Il Barbiere di Siviglia al Maggio Musicale: con Daniele Gatti sul podio funziona tutto a meraviglia. Prestazione fantastica dell’orchestra e la “gemma” di Rosina secondo Vasilisa Berzhanskaya. La recensione di Fulvio Venturi

di FULVIO VENTURI

Diciamolo subito, questo Barbiere di Siviglia ha un signore: Daniele Gatti. Funziona tutto a meraviglia. La pulizia orchestrale che senza essere cameristica mette in evidenza passaggi virtuosistici, finezza dell’ordito e qualità di suono in modo esemplare; capacità di tenere sotto controllo una partitura che ad altri scappa da tutte le parti; acutezza dell’interpretazione che in alcuni passaggi libera il direttore da una aderenza stilistica pedissequa, confrontandosi già dalla sinfonia con certi inaspettati rallentando  quando l’orchestra è già lanciata ad alta velocita che ci sembrano cifra inequivocabile di un rossinismo “alla moderna”. Direi inoltre che Daniele Gatti firmi il suo capolavoro nel secondo atto dell’opera, in una scena della lezione che veramente ti schioda dalla poltrona, con un susseguirsi di situazioni comiche che si alternano a lancinanti patetismi e soprattutto con quello che accade dopo il temporale, condotto con una precisione ed un ritmo interno veramente magistrali. E qui la mia canuta età m’induce ad un solo paragone diretto, quello con Claudio Abbado. Resta poi da dire che l’Orchestra del Maggio, eccellente compagine, trae da tanta bacchetta un brio ed un nitore raramente riscontrabili: prestazione fantastica.

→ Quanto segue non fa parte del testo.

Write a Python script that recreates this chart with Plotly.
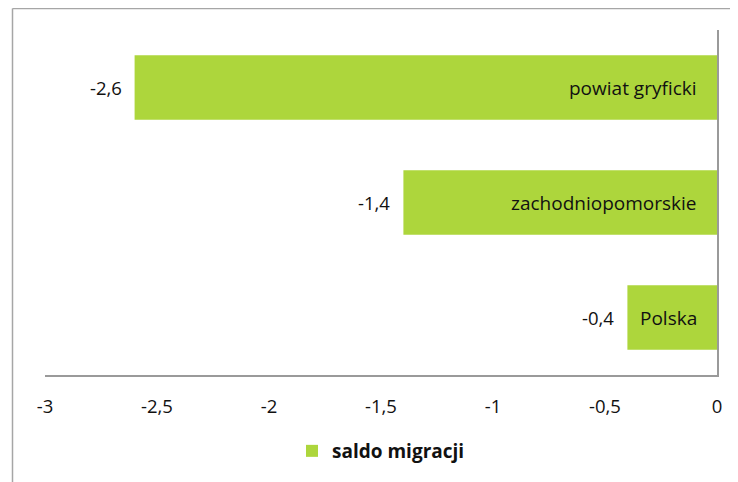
import plotly.graph_objects as go

categories = ["Polska", "zachodniopomorskie", "powiat gryficki"]
values = [-0.4, -1.4, -2.6]
value_labels = ["-0,4", "-1,4", "-2,6"]
tick_vals = [-3, -2.5, -2, -1.5, -1, -0.5, 0]
tick_text = ["-3", "-2,5", "-2", "-1,5", "-1", "-0,5", "0"]
series_name = "saldo migracji"

GREEN = "#ADD63C"
FONT = "'Open Sans', sans-serif"
TXT = "#111111"

# page offset introduced by browser default body margin (8px)
OFF = 8
W, H = 738 - OFF, 482 - OFF
L, T = 45 - OFF, 30 - OFF
pw, ph = 672, 345
R = W - L - pw
B = H - T - ph

fig = go.Figure()
fig.add_trace(go.Bar(
    y=categories, x=values, orientation="h", name=series_name,
    marker=dict(color=GREEN, line=dict(width=0)),
    showlegend=True,
))

annotations = []
for c, v, lab in zip(categories, values, value_labels):
    annotations.append(dict(x=v, y=c, xref="x", yref="y", text=lab, showarrow=False,
                            xanchor="right", xshift=-11, font=dict(size=18.5, color=TXT, family=FONT)))
    annotations.append(dict(x=0, y=c, xref="x", yref="y", text=c, showarrow=False,
                            xanchor="right", xshift=-18, font=dict(size=19, color=TXT, family=FONT)))


def px(xpage):
    return (xpage - OFF - L) / pw


def py(ypage):
    return (H - B - (ypage - OFF)) / ph


shapes = [
    dict(type="line", xref="paper", yref="paper", x0=px(12.5), x1=px(12.5), y0=py(8.5), y1=py(495),
         line=dict(color="#a6a6a6", width=1.5)),
    dict(type="line", xref="paper", yref="paper", x0=px(12.5), x1=px(750), y0=py(8.5), y1=py(8.5),
         line=dict(color="#a6a6a6", width=1.5)),
]

fig.update_layout(
    width=W, height=H,
    margin=dict(l=L, r=R, t=T, b=B),
    paper_bgcolor="white", plot_bgcolor="white",
    bargap=0.44,
    font=dict(family=FONT, size=18, color=TXT),
    xaxis=dict(range=[-3, 0], tickvals=tick_vals, ticktext=tick_text, showgrid=False,
               zeroline=False, showline=True, linecolor="#9a9a9a", linewidth=1.5,
               ticks="", ticklabelstandoff=14, tickfont=dict(size=18.5, family=FONT, color=TXT),
               fixedrange=True),
    yaxis=dict(showticklabels=False, showgrid=False, zeroline=False, side="right",
               showline=True, linecolor="#9a9a9a", linewidth=1.5, ticks="",
               range=[-0.5, 2.5]),
    legend=dict(orientation="h", x=0.5, xanchor="center", y=py(451), yanchor="middle",
                font=dict(size=19, family=FONT, color=TXT, weight="bold")),
    annotations=annotations,
    shapes=shapes,
)

fig.write_html("out.html")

Ma questo Barbiere di Siviglia ha anche una gemma nel cast: Vasilisa Berzhanskaya, Rosina. Parafrasando Cardarelli “già la sentimmo cantare” in una produzione televisiva romana (sempre “Barbiere” e sempre con Gatti) e ci piacque molto: dal vivo è meglio. Voce vellutata, colore bellissimo di mezzosoprano-contralto con un sapore dolce-amaro da cioccolato in purezza, fantastiche agilità di coloratura sgranate senza cantarsele addosso, capacità di stare sempre sul fiato, “flou” di vaga malinconia, registro basso profondo e naturale, interprete vispa e misurata. Una Rosina di altissima classe.

Il resto della distribuzione canora è funzionale alla lettura di Gatti e all’idea dello spettacolo, della quale parlerò dopo, con il Figaro dal fraseggio lavico e dalla figura “lablasciana” (Luigi Lablache, napoletano, favoloso Figaro e Bartolo di epoca rossiniana) di Nicola Alaimo, il Don Bartolo ben articolato di Fabio Capitanucci, la simpatica Berta di Carmen Buendìa e l’ottimo Fiorello di Eduardo Martínez Flores.

Di Ruzil Gatin potrei dire che il curriculum parla per lui: a trentacinque anni ha cantato Almaviva presso molte istituzioni di rilievo (e anche nel citato “Barbiere” televisivo, sempre con Gatti), tuttavia qualcosa nel timbro sbiancato e nelle eccessive dinamiche vocali dal piano al forte non mi ha convinto. Ugualmente il basso Evgenyi Stavinskyi, Basilio, per quanto decoroso, mi è parso un po’ piatto nella “Calunnia” e pure tendente ad un certo liturgismo slavo nella voce. A palla, veramente a palla il coro del Maggio diretto da Lorenzo Fratini, bra-vis-si-mi.

 

La parte visiva era quella ultra collaudata di Damiano Michieletto, con costumi di Carla Teti, luci di Alessandro Tutini e regia ripresa da Andrea Bernard. Qui a Firenze si vede dal 2015. Ora non mi prenda per retrivo la gran marea dei fans di Michieletto se scrivo che talvolta trovandomi immerso negli spettacoli del geniale regista veneto mi sono sentito un pesce fuor d’acqua. Stavolta, ad esempio, a spiaggiarmi come una sardina depisisiana sono stati i costumi che proprio hanno poco a spartire con il mio colpo d’occhio. Purtuttavia non sono cieco al punto da negare a questa messa in scena scorrevolezza e teatralità.